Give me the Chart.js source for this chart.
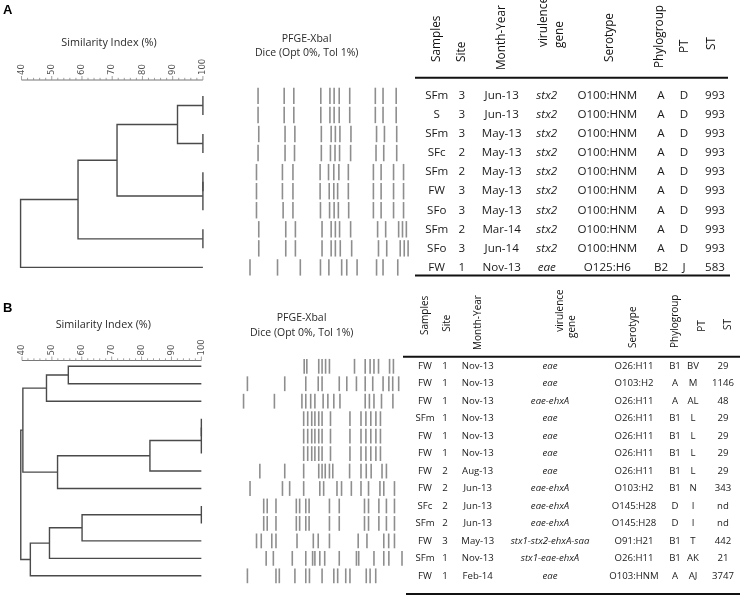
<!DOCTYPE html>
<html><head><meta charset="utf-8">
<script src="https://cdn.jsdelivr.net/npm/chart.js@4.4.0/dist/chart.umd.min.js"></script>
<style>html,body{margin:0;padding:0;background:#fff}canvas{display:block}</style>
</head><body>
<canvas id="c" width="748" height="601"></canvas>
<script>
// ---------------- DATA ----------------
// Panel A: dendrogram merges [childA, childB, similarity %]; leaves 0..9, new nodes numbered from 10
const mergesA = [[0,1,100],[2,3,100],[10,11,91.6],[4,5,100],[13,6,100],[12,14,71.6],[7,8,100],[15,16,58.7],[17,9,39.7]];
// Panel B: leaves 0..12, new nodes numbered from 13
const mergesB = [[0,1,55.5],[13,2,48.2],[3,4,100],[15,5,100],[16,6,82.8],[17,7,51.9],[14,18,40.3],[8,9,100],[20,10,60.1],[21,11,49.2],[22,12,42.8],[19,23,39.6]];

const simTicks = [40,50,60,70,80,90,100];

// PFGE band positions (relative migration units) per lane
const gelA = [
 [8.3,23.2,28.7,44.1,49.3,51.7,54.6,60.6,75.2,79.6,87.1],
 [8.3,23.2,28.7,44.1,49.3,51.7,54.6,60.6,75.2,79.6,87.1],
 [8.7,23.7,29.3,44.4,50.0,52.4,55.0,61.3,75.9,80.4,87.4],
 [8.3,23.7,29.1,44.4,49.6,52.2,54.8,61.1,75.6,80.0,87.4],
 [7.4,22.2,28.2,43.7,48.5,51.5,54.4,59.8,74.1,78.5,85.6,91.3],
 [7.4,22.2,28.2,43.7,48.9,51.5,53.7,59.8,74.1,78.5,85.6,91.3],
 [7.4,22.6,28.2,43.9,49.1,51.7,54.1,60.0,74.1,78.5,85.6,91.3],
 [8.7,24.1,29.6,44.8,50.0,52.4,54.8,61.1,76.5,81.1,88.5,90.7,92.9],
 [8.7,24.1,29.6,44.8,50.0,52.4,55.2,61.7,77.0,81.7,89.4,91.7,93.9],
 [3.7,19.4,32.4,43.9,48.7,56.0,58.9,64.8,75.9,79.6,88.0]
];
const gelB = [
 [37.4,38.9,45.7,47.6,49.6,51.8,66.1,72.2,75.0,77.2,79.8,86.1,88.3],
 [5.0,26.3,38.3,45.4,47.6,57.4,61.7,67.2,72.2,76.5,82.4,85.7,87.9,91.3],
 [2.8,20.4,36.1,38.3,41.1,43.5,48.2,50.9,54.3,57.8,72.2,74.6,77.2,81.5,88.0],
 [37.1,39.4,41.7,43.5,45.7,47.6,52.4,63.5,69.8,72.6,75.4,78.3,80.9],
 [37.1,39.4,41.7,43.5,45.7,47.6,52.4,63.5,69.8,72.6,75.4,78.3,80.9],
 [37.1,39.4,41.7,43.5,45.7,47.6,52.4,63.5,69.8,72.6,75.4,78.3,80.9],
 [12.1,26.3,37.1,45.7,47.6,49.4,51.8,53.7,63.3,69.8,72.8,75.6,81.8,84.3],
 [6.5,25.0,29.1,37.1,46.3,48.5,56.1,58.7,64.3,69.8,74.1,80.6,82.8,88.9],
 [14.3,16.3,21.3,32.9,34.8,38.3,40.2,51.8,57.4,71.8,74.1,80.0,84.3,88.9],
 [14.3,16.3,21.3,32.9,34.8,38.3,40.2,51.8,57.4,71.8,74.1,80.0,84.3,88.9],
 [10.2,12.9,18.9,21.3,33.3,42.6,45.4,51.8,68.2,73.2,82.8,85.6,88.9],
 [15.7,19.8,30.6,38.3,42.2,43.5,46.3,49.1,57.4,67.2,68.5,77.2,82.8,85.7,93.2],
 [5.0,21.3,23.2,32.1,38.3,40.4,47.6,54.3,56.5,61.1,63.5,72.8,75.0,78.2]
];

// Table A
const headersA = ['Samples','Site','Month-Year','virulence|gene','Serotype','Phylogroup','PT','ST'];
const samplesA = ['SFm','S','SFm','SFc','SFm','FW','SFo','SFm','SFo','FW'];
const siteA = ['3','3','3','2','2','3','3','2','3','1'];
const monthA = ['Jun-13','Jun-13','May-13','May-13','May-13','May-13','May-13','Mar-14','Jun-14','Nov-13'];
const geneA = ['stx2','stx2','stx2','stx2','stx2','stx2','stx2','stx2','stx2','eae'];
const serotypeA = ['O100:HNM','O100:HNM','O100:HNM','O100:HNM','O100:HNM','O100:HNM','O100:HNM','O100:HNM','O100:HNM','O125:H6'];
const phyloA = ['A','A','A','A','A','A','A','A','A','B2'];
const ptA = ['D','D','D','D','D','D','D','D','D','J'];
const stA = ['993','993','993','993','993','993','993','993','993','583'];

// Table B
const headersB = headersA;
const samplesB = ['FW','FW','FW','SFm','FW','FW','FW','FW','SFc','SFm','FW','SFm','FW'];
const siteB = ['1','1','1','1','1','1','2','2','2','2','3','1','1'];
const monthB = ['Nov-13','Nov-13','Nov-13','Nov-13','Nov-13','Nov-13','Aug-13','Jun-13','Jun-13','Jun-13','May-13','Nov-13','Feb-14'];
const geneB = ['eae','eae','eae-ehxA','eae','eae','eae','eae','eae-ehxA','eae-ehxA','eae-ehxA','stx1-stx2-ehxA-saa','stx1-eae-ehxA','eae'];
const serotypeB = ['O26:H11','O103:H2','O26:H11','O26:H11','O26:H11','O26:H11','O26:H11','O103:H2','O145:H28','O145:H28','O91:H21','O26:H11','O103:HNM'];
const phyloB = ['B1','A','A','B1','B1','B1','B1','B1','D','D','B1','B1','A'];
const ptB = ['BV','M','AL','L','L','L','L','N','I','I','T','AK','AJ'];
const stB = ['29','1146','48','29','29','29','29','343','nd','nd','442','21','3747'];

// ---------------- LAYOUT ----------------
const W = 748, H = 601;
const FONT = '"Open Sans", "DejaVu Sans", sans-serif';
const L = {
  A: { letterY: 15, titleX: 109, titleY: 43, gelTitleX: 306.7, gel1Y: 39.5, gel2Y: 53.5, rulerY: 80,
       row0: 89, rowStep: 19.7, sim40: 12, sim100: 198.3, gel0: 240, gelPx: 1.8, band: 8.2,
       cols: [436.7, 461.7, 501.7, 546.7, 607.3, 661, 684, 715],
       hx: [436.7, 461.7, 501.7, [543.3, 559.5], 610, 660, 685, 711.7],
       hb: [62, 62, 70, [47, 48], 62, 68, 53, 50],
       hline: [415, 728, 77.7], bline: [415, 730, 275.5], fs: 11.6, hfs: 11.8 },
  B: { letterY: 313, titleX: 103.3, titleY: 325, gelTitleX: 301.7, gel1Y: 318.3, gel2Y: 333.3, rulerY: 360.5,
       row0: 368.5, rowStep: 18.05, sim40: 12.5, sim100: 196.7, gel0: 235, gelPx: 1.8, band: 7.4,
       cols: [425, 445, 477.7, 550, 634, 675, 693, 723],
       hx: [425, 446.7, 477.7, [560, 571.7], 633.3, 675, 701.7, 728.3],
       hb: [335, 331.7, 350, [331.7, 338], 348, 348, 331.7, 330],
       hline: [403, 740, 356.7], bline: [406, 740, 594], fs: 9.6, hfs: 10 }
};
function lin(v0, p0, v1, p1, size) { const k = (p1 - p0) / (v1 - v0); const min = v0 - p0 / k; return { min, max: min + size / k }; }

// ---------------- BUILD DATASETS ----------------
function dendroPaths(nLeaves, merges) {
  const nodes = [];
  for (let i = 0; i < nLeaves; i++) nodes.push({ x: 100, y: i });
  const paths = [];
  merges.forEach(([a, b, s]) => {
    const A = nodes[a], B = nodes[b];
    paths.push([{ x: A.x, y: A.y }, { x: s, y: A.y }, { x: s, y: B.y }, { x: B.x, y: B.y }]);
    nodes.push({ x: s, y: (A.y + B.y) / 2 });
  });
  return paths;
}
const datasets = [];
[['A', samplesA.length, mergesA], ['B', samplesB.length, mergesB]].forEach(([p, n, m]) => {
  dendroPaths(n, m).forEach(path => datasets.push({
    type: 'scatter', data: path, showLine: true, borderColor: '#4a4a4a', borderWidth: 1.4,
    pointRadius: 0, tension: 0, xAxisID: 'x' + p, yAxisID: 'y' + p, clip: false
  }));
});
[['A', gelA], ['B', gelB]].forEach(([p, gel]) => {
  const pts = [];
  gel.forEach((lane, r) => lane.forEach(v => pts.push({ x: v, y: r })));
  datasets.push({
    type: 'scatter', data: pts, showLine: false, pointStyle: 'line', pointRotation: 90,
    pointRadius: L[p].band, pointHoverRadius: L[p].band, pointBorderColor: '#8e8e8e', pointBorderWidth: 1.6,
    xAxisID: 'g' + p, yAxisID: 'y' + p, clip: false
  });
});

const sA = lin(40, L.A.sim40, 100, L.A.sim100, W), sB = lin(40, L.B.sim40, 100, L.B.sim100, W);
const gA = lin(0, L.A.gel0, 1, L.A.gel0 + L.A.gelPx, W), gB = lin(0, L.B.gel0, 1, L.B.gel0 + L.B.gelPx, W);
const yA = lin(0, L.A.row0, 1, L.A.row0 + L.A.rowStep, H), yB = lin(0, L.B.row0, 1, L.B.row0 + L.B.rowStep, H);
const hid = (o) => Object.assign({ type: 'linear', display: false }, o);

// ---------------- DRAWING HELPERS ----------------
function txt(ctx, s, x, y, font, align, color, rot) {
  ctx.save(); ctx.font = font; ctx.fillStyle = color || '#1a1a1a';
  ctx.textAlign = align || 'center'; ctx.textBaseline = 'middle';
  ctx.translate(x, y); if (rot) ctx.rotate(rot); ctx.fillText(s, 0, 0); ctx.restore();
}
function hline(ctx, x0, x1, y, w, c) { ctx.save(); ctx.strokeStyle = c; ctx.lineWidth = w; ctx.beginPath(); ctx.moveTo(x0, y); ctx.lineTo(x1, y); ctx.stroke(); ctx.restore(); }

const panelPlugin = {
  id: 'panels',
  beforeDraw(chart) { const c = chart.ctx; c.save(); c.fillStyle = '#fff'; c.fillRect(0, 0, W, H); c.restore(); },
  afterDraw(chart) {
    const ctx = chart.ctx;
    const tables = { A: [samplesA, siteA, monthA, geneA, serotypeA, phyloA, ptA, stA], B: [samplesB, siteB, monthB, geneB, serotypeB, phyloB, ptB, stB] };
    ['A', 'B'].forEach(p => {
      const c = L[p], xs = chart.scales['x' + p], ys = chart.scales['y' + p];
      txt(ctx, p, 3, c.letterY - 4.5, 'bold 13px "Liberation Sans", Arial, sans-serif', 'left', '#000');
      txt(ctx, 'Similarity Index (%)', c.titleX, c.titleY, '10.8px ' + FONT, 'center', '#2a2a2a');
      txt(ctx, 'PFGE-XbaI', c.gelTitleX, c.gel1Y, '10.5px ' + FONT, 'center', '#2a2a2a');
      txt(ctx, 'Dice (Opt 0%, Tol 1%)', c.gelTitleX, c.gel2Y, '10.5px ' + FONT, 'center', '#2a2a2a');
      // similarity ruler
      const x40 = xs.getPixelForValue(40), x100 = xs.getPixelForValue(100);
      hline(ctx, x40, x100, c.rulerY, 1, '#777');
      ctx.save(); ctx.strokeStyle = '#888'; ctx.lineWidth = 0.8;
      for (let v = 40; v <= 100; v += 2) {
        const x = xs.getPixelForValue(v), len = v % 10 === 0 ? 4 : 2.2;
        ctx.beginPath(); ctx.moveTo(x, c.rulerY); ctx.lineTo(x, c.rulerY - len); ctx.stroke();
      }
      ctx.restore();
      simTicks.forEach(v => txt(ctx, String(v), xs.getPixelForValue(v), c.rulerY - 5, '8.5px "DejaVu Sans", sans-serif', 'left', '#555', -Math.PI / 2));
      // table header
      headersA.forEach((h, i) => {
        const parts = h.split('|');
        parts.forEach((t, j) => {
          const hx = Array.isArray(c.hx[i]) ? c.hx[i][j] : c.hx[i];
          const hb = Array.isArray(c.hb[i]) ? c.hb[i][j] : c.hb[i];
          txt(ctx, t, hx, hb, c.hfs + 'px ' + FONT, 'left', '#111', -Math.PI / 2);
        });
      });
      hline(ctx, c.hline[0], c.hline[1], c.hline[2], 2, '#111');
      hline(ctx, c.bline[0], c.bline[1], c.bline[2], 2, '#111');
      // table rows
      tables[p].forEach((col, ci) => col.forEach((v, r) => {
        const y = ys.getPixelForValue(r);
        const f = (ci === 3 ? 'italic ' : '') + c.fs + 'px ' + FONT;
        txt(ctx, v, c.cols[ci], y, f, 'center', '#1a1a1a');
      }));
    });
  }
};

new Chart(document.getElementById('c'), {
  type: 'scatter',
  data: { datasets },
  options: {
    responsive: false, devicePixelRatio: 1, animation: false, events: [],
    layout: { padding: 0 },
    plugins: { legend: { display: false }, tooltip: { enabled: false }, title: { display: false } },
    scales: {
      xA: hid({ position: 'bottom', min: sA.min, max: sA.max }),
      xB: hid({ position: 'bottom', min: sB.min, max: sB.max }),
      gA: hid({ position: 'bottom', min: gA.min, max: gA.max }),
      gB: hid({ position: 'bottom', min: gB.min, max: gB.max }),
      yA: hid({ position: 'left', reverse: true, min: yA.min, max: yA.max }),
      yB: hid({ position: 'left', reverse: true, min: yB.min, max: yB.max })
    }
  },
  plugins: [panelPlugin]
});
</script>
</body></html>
◇ ◇ ◇ ◇ ◇ ◇ ◇
> [WHAT TO PRODUCE]:
Everything from the first line to the line with "const simTicks = [40,50,60,70,80,90,100];" must be repeated exactly, and nothing else. Leave the pictures out.

> [RESULT FOR THIS EXERCISE]:
Give me the Chart.js source for this chart.
<!DOCTYPE html>
<html><head><meta charset="utf-8">
<script src="https://cdn.jsdelivr.net/npm/chart.js@4.4.0/dist/chart.umd.min.js"></script>
<style>html,body{margin:0;padding:0;background:#fff}canvas{display:block}</style>
</head><body>
<canvas id="c" width="748" height="601"></canvas>
<script>
// ---------------- DATA ----------------
// Panel A: dendrogram merges [childA, childB, similarity %]; leaves 0..9, new nodes numbered from 10
const mergesA = [[0,1,100],[2,3,100],[10,11,91.6],[4,5,100],[13,6,100],[12,14,71.6],[7,8,100],[15,16,58.7],[17,9,39.7]];
// Panel B: leaves 0..12, new nodes numbered from 13
const mergesB = [[0,1,55.5],[13,2,48.2],[3,4,100],[15,5,100],[16,6,82.8],[17,7,51.9],[14,18,40.3],[8,9,100],[20,10,60.1],[21,11,49.2],[22,12,42.8],[19,23,39.6]];

const simTicks = [40,50,60,70,80,90,100];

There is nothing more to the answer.